9.      Pengelolaan Limbah Padat
Pengelolaan limbah padat kerap menimbulkan satu masalah khusus dalam situasi darurat. Selama periode pascabencana masalah yang sering muncul adalah puing-puing bangunan, pohon, bangkai dan sampah lainnya. Pembersihan awal reruntuhan secara cepat sangat penting untuk upaya rehabilitasi. Pembuangan barang bekas dll yang saniter merupakan cara yang paling efektif untuk mengendalikan penyakit bawaan vector. Pengumpulan sampah harus sesegera mungkin dilaksanakan kembali di daerah yang terserang bencana. Hindari pembuangan sampah di tempat terbuka. Cermati pembuangan limbah B3.


10.  Pengendalian Vektor
Program pengendalian untuk penyakit bawaan vektor harus digencarkan selama periode darurat dan rehabilitasi, khususnya di wilayah yang endemic. Prioritas dilakukan untuk daerah endemik leptospirosis, DBD, malaria, tifus, dan pes.

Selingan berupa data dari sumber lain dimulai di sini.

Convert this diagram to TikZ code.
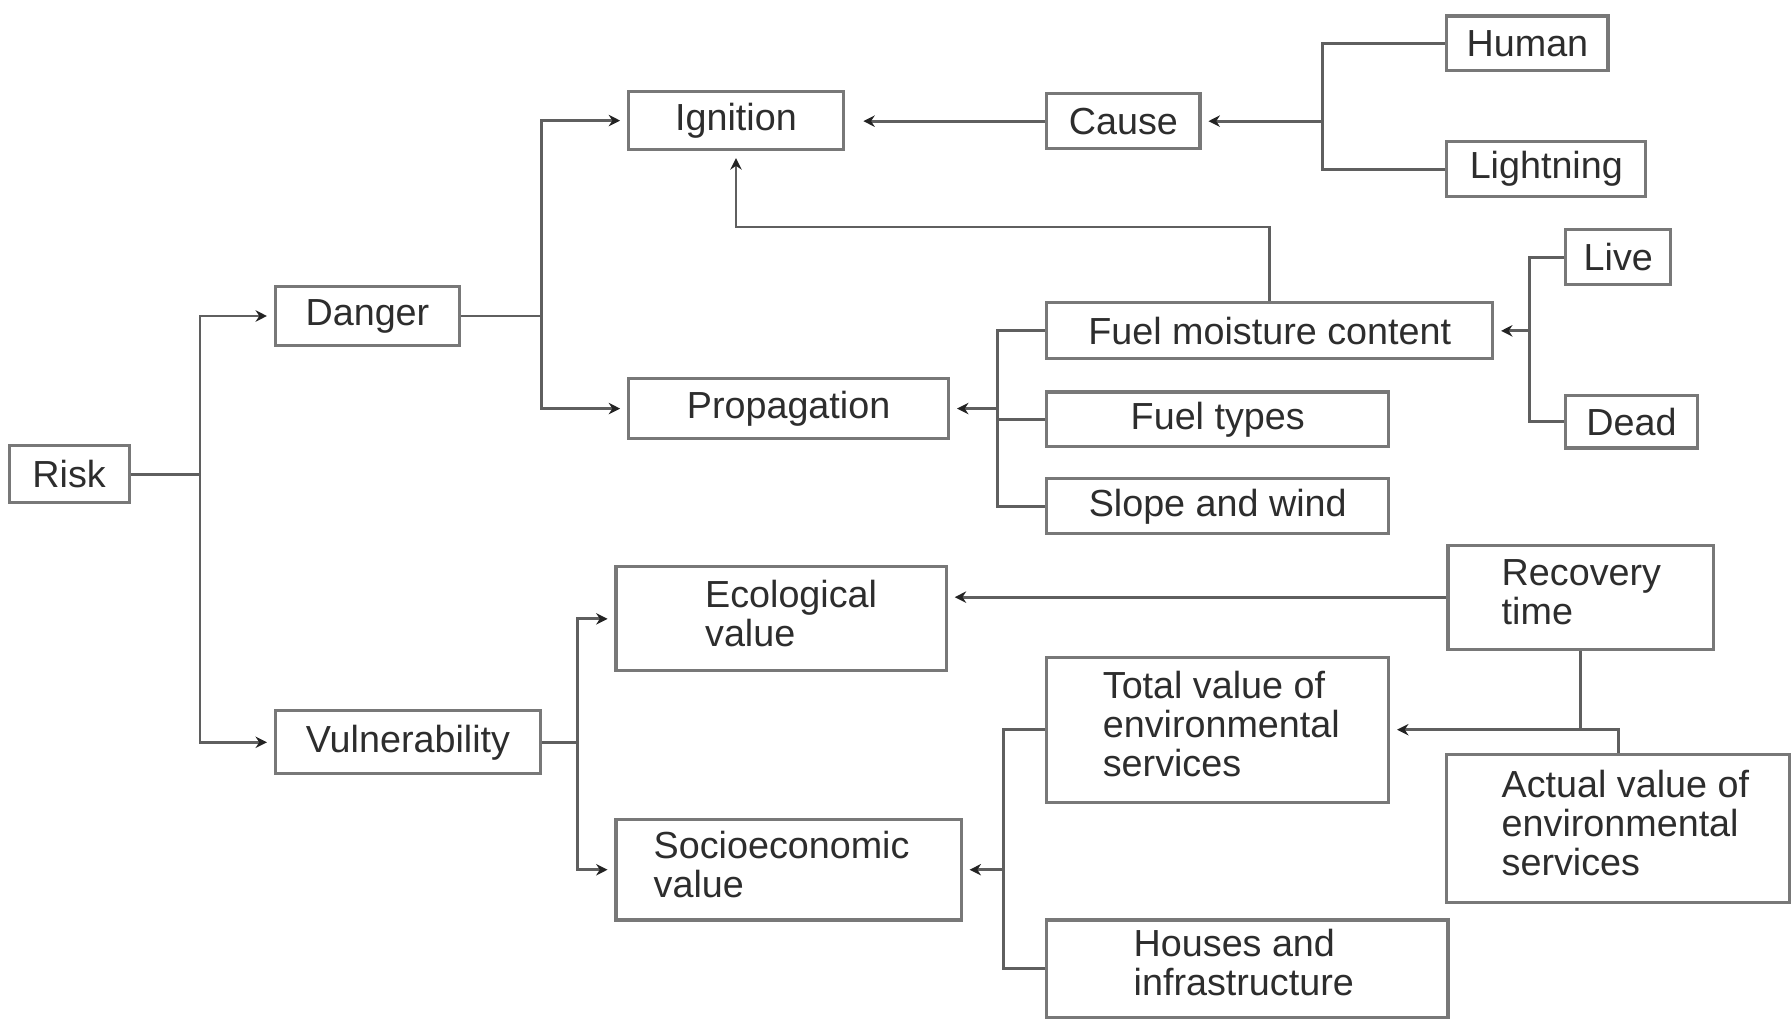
\documentclass[tikz,border=0pt]{standalone}
\usepackage{fontspec}
\setmainfont{Liberation Sans}
\usetikzlibrary{arrows.meta}
\definecolor{boxc}{RGB}{120,120,120}
\definecolor{linec}{RGB}{95,95,95}
\definecolor{txtc}{RGB}{45,45,45}
\definecolor{tipc}{RGB}{35,35,35}
\newcommand{\ml}[2]{\makebox[#1][l]{\begin{tabular}{@{}l@{}}#2\end{tabular}}}
\newcommand{\mybox}[6]{\node[bx, minimum width={(#4-#2)*0.5pt}, minimum height={(#5-#3)*0.5pt}] (#1) at ({(#2+#4)/2},{(#3+#5)/2}) {#6};}
\begin{document}
\begin{tikzpicture}[x=0.5pt,y=-0.5pt,
  bx/.style={draw=boxc, line width=1.4pt, fill=white, text=txtc, inner sep=0pt, font=\fontsize{16.5}{17}\selectfont},
  ln/.style={draw=linec, line width=1.2pt},
  ar/.style={ln, -{Stealth[length=5pt,width=5pt,color=tipc]}, shorten >=3pt}
]
\useasboundingbox (0,0) rectangle (1568,893);

\mybox{risk}{8}{390}{113}{440}{Risk}
\mybox{danger}{241}{251}{402}{302}{Danger}
\mybox{vuln}{241}{622}{473}{677}{Vulnerability}
\mybox{ign}{550}{80}{738}{131}{Ignition}
\mybox{prop}{550}{331}{830}{384}{Propagation}
\mybox{cause}{916}{82}{1050}{130}{Cause}
\mybox{human}{1266}{14}{1407}{62}{Human}
\mybox{light}{1266}{124}{1440}{172}{Lightning}
\mybox{fmc}{916}{265}{1306}{314}{Fuel moisture content}
\mybox{live}{1370}{201}{1462}{249}{Live}
\mybox{dead}{1370}{346}{1485}{392}{Dead}
\mybox{ftypes}{916}{343}{1215}{391}{Fuel types}
\mybox{slope}{916}{419}{1215}{467}{Slope and wind}
\mybox{eco}{539}{496}{828}{587}{\ml{66.5pt}{Ecological\\value}}
\mybox{recov}{1267}{477}{1499}{568}{\ml{69pt}{Recovery\\time}}
\mybox{total}{916}{575}{1215}{702}{\ml{100.5pt}{Total value of\\environmental\\services}}
\mybox{actual}{1266}{660}{1566}{790}{\ml{102pt}{Actual value of\\environmental\\services}}
\mybox{socio}{539}{717}{841}{805}{\ml{118pt}{Socioeconomic\\value}}
\mybox{houses}{916}{805}{1267}{890}{\ml{99.5pt}{Houses and\\infrastructure}}

% Risk
\coordinate (jr) at (175,415);
\draw[ln] (risk.east) -- (jr);
\draw[ar] (jr) |- (danger.west);
\draw[ar] (jr) |- (vuln.west);
% Danger
\coordinate (jd) at (474,276.5);
\draw[ln] (danger.east) -- (jd);
\draw[ar] (jd) |- (ign.west);
\draw[ar] (jd) |- (prop.west);
% Cause
\draw[ar, shorten >=8pt] (cause.west) -- (cause.west -| ign.east);
\coordinate (jc) at (1157,106);
\draw[ar] (jc) -- (cause.east);
\draw[ln] (jc) |- (human.west);
\draw[ln] (jc) |- (light.west);
% Fuel moisture -> Ignition
\draw[ar] (fmc.north) -- ++(0,-65) -| (ign.south);
% Live / Dead
\coordinate (jf) at (1338,289.5);
\draw[ar] (jf) -- (fmc.east);
\draw[ln] (jf) |- (live.west);
\draw[ln] (jf) |- (dead.west);
% Propagation
\coordinate (jp) at (873,357.5);
\draw[ar] (jp) -- (prop.east);
\draw[ln] (jp) |- (fmc.west);
\draw[ln] (jp) |- (ftypes.west);
\draw[ln] (jp) |- (slope.west);
% Vulnerability
\coordinate (jv) at (505,649.5);
\draw[ln] (vuln.east) -- (jv);
\draw[ar] (jv) |- (eco.west);
\draw[ar] (jv) |- (socio.west);
% Recovery time
\draw[ar] (recov.west) -- (recov.west -| eco.east);
\draw[ln] (recov.south) -- (recov.south |- total.east);
\draw[ar] (actual.north) |- (total.east);
% Socioeconomic
\coordinate (js) at (878,761);
\draw[ar] (js) -- (socio.east);
\draw[ln] (js) |- (total.west);
\draw[ln] (js) |- (houses.west);
\end{tikzpicture}
\end{document}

Berikut ini adalah langkah-langkah darurat penting untuk pengendalian vektor:
    1. Pulihkan aktivitas pengumpulan dan pembuangan sampah yang saniter sesegera mungkin
    2. Selenggarakan promosi kesehatan untuk memusnahkan tempat perkembangbiakan vektor dan tentang upaya untuk mencegah infeksi, termasuk hygiene personal
    3. Lakukan survei pada kamp dan wilayah berpenduduk padat untuk mengidentifikasi lokasi perkembangbiakan potensial nyamuk, hewan pengerat, dan vektor lainnya.
    4. Musnahkan tempat perkembangbiakan vektor dengan mengeringkan dan/atau menimbun kolam, empang, dan rawa-rawa, melakukan gerakan 3M, dll.